Writing off student loan debt could cost the public purse more than the Government has forecast
Writing off student loan debt could cost the public purse more than the Government has forecast
Have your say

THE TREASURY will be forced to write off more than £80 billion in unpaid student loans over the next 30 years, a public spending watchdog has warned.

The Public Accounts Committee (PAC) says that the Government is over-estimating the amount that will be paid back by students after they graduate.

Tuition fees have been almost trebled by the coalition under a new regime which sees graduates start to make repayments once they begin to earn more than £21,000-a-year.

If the loans have not been paid back after 30 years they are then written off.

Under this system PAC warn that the total value of outstanding student loans is forecast to quadruple from £46 billion now to around £200 billion by 2042 in today’s prices.

Since the higher fees were brought in eight out of ten universities in Yorkshire are now charging or planning to charge the maximum £9,000-a-year fees.

Only Huddersfield University and Leeds Trinity University are charging lower than this.

According to Government forecasts, around 35 per cent to 40 per cent of Treasury loans to students will not be repaid over the 30 year period.

But today a new report from PAC questions these predictions.

It concludes: “The Department for Business, Innovation and Skills (BIS) is not doing enough to secure value for money from its collection arrangements.

“The department is unable to accurately forecast student loan repayments, and does not have a sufficient understanding of the likely future cost of non-repayment to the taxpayer.”
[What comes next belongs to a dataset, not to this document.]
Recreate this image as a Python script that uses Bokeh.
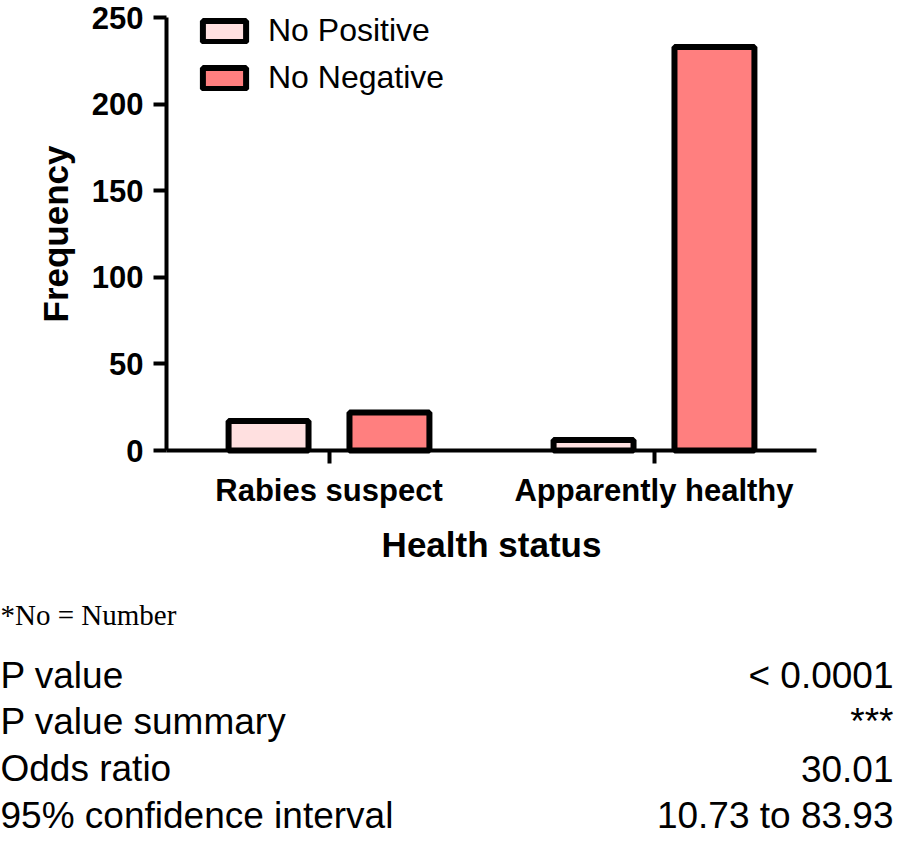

It calls for the department to publish clear annual forecasts of the money it expects to collect in the year ahead, and invest in improving its forecasting capabilities so that it can take action to reduce growing write-off figures. PAC chair Margaret Hodge MP said: “There is around £46 billion of outstanding student loans on the Government’s books, and this is before the full impact of fee rises to £9,000 a year. This figure will rise dramatically to £200 billion by 2042. The Government assumes that 35 per cent to 40 per cent of the total will never be repaid. That is some £16 billion to £18 billion on the current debt of £46 billion and £70 billion to £80 billion on the estimated value of student loans by 2042.”

The Labour MP for Barking added: “We don’t have confidence in those figures. We think that the value of student loans never to be repaid could be even higher - because the Government consistently overestimates what’s due to be repayed by some eight per cent. The Department must improve its forecasting so that action can be taken to reduce the ever-growing write-off figures.”

The PAC report also found that BIS and the Student Loans Company (SLC) need to do more to improve how they collect loan repayments. It warns that the SLC lacks information on what around 368,000 graduates who are not repaying their loans, but are classified as should be making repayments, are doing, and has little information on graduates who live abroad Ms Hodge said: “The Student Loans Company is in the dark over what a large number of borrowers who are not repaying at the moment but are still classified as being in the ‘repayment’ category are currently doing.

“It knows very little about British graduates who live abroad or about graduates from the EU who have since left the country. Will they ever pay back their loans? The SLC simply doesn’t know.”

A BIS spokesman said: “The Government has an effective and efficient process for collecting student loans through the tax system, resulting in high collection rates at a low cost which we believe demonstrates good value for money.”